Friday, January 13, 2017

Generating Text via Adversarial Training

There was a really cute paper at the GAN workshop this year, Generating Text via Adversarial Training by Zhang, Gan, and Carin. In particular, they make a couple of unusual choices that appear important. (Warning: if you are not familiar with GANs, this post will not make a lot of sense.)
  1. They use a convolutional neural network (CNN) as a discriminator, rather than an RNN. In retrospect this seems like a good choice, e.g. Tong Zhang has been crushing it in text classification with CNNs. CNNs are a bit easier to train than RNNs, so the net result is a powerful discriminator with a relatively easy optimization problem associated with it.
  2. They use a smooth approximation to the LSTM output in their generator, but actually this kind of trick appears everywhere so isn't so remarkable in isolation.
  3. They use a pure moment matching criterion for the saddle point optimization (estimated over a mini-batch). GANs started with a pointwise discrimination loss and more recent work has augmented this loss with moment matching style penalties, but here the saddle point optimization is pure moment matching. (So technically the discriminator isn't a discriminator. They actually refer to it as discriminator or encoder interchangeably in the text, this explains why.)
  4. They are very smart about initialization. In particular the discriminator is pre-trained to distinguish between a true sentence and the same sentence with two words swapped in position. (During initialization, the discriminator is trained using a pointwise classification loss). This is interesting because swapping two words preserves many of the $n$-gram statistics of the input, i.e., many of the convolutional filters will compute the exact same value. (I've had good luck recently using permuted sentences as negatives for other models, now I'm going to try swapping two words.)
  5. They update the generator more frequently than the discriminator, which is counter to the standard folklore which says you want the discriminator to move faster than the generator. Perhaps this is because the CNN optimization problem is much easier than the LSTM one; the use of a purely moment matching loss might also be relevant.

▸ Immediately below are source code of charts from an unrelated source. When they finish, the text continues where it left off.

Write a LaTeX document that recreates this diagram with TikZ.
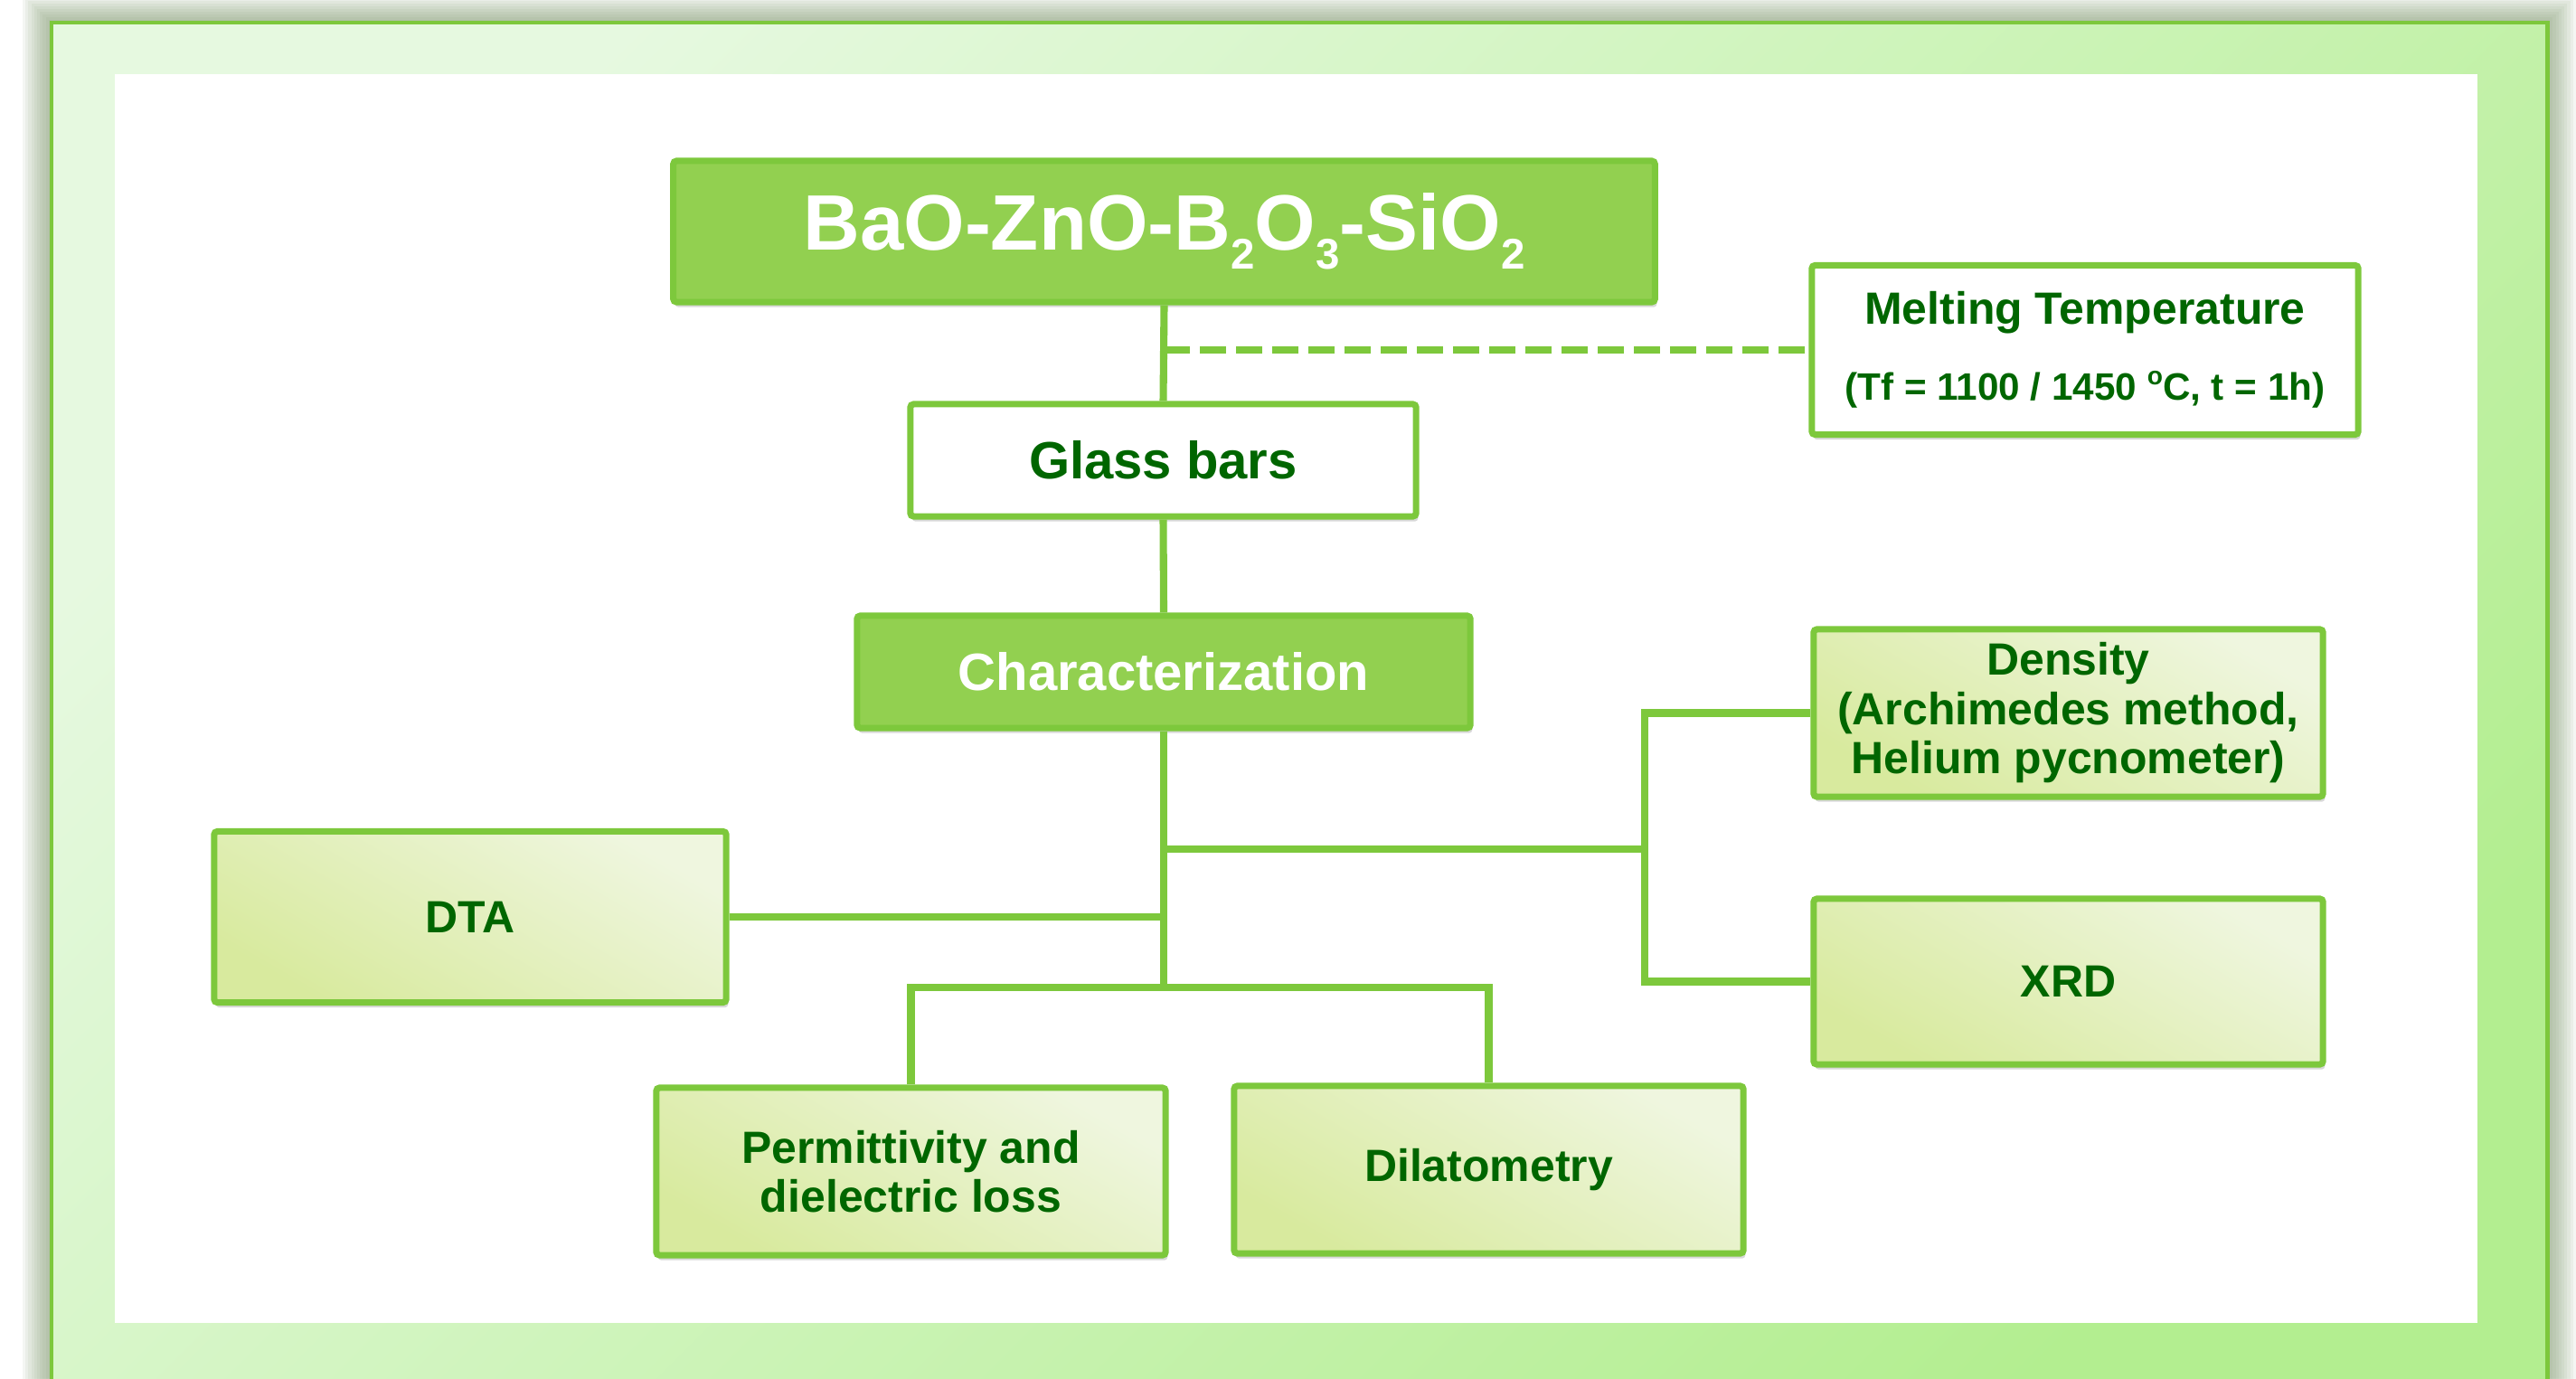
\documentclass[tikz,border=0pt]{standalone}
\usepackage{fontspec}
\setmainfont{Liberation Sans}
\usetikzlibrary{shadows}
\definecolor{gfill}{HTML}{92D050}
\definecolor{gline}{HTML}{7DC83C}
\definecolor{gtext}{HTML}{006600}
\definecolor{lbl}{HTML}{D8EA9E}
\definecolor{ltr}{HTML}{EFF6DF}
\definecolor{frA}{HTML}{E6F9E0}
\definecolor{frB}{HTML}{B3EE90}
\definecolor{shd}{HTML}{6F8C5A}
\newcommand\sbs[1]{\raisebox{-6pt}{\fontsize{13.5}{14}\selectfont #1}}
\newcommand\degsup{\raisebox{0.42em}{\fontsize{8}{8}\selectfont o}}
\begin{document}
\begin{tikzpicture}[x=0.01cm,y=-0.01cm,
  box/.style={draw=gline, line width=2pt, rounded corners=1pt, inner sep=0pt, align=center,
    drop shadow={shadow xshift=0.6pt, shadow yshift=-1.6pt, opacity=0.3}},
  darkbox/.style={box, fill=gfill, text=white},
  whitebox/.style={box, fill=white, text=gtext},
  lightbox/.style={box, text=gtext, bottom color=lbl, top color=ltr, shading angle=-30,
    minimum width=5.63cm, minimum height=1.85cm, font=\bfseries\fontsize{14.2}{15.5}\selectfont},
  link/.style={draw=gline, line width=2.3pt},
]
\useasboundingbox (0,0) rectangle (2849,1524);
\fill[white] (0,0) rectangle (2849,1524);
% frame shadow
\foreach \i in {1,...,10}
  \fill[shd, opacity=0.07] (57-\i*3.2, 25-\i*3) rectangle (2817+\i*3.2, 1600);
% frame
\draw[draw=gline, line width=1.4pt, top color=frA, bottom color=frB, shading angle=45]
  (57,25) rectangle (2817,1600);
\fill[white] (127,82) rectangle (2740,1463);

% nodes
\node[darkbox, minimum width=10.85cm, minimum height=1.56cm,
  font=\bfseries\fontsize{24.7}{26}\selectfont] (top) at (1287.5,256)
  {BaO-ZnO-B\sbs{2}O\sbs{3}-SiO\sbs{2}};
\node[whitebox, minimum width=6.04cm, minimum height=1.87cm,
  font=\bfseries\fontsize{14.2}{17}\selectfont] (melt) at (2306,387)
  {Melting Temperature\\[7pt]{\fontsize{12}{14}\selectfont (Tf = 1100 / 1450 \degsup C, t = 1h)}};
\node[whitebox, minimum width=5.59cm, minimum height=1.24cm,
  font=\bfseries\fontsize{16.5}{18}\selectfont] (glass) at (1286.5,509) {Glass bars};
\node[darkbox, minimum width=6.78cm, minimum height=1.24cm,
  font=\bfseries\fontsize{16.5}{18}\selectfont] (char) at (1287,743) {Characterization};
\node[lightbox, minimum width=5.66cm, minimum height=1.89cm] (dta) at (520,1014) {DTA};
\node[lightbox] (dens) at (2287.5,788.5) {Density\\(Archimedes method,\\Helium pycnometer)};
\node[lightbox, minimum height=1.83cm] (xrd) at (2287.5,1085.5) {XRD};
\node[lightbox] (perm) at (1007.5,1295.5) {Permittivity and\\dielectric loss};
\node[lightbox] (dila) at (1646.5,1293.5) {Dilatometry};

% connectors
\coordinate (jm) at (1287,387);
\coordinate (bus) at (1287,1092);
\coordinate (rb) at (1287,939);
\coordinate (vx) at (1819,939);
\draw[link] (top.south) -- (glass.north);
\draw[link, dash pattern=on 0.29cm off 0.11cm] (jm) -- (melt.west);
\draw[link] (glass.south) -- (char.north);
\draw[link] (char.south) -- (bus);
\draw[link] (rb) -- (vx);
\draw[link, line join=miter] (dens.west) -- (dens.west -| vx) -- (xrd.west -| vx) -- (xrd.west);
\draw[link] (dta.east) -- (dta.east -| bus);
\draw[link, line join=miter] (perm.north) -- (perm.north |- bus) -- (dila.north |- bus) -- (dila.north);
\end{tikzpicture}
\end{document}
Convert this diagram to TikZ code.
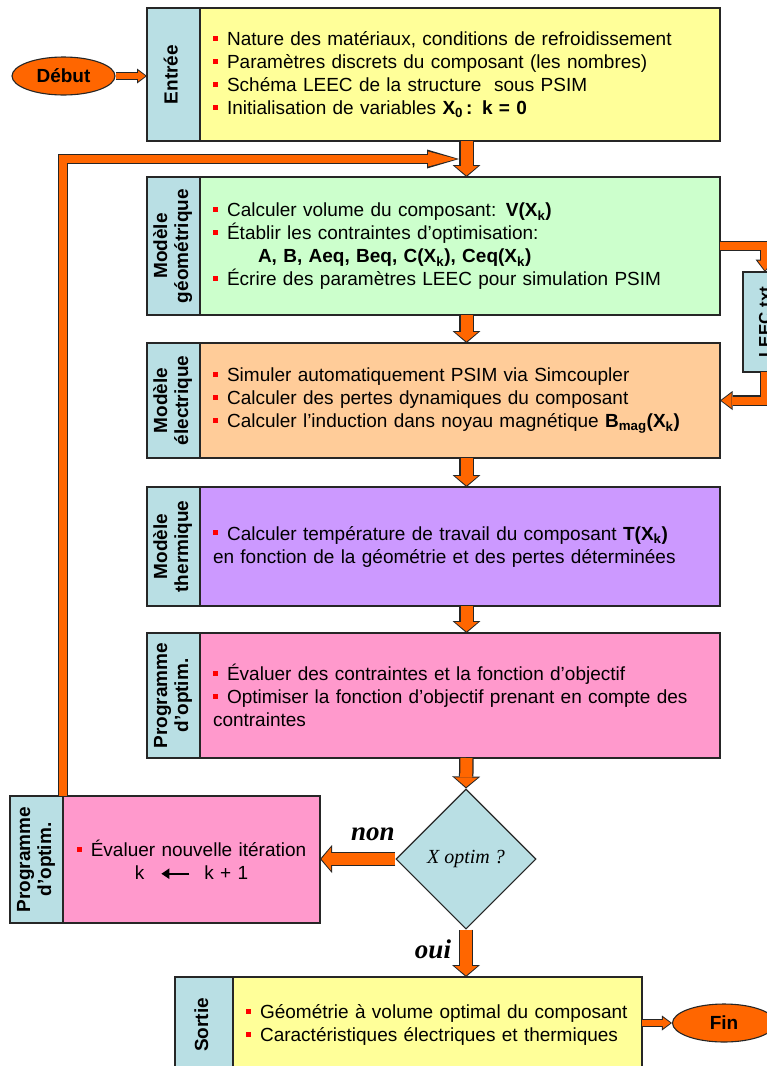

The old complaint about neural network papers was that you couldn't replicate them. Nowadays it is often easier to replicate neural network papers than other papers, because you can just fork their code on github and run the experiment. However, I still find it difficult to ascertain the relative importance of the various choices that were made. For the choices enumerated above: what is the sensitivity of the final result to these choices? Hard to say, but I've started to assume the sensitivity is high, because when I have tried to tweak a result after replicating it, it usually goes to shit. (I haven't tried to replicate this particular result yet.)

Anyway this paper has some cool ideas and hopefully it can be extended to generating realistic-looking dialog.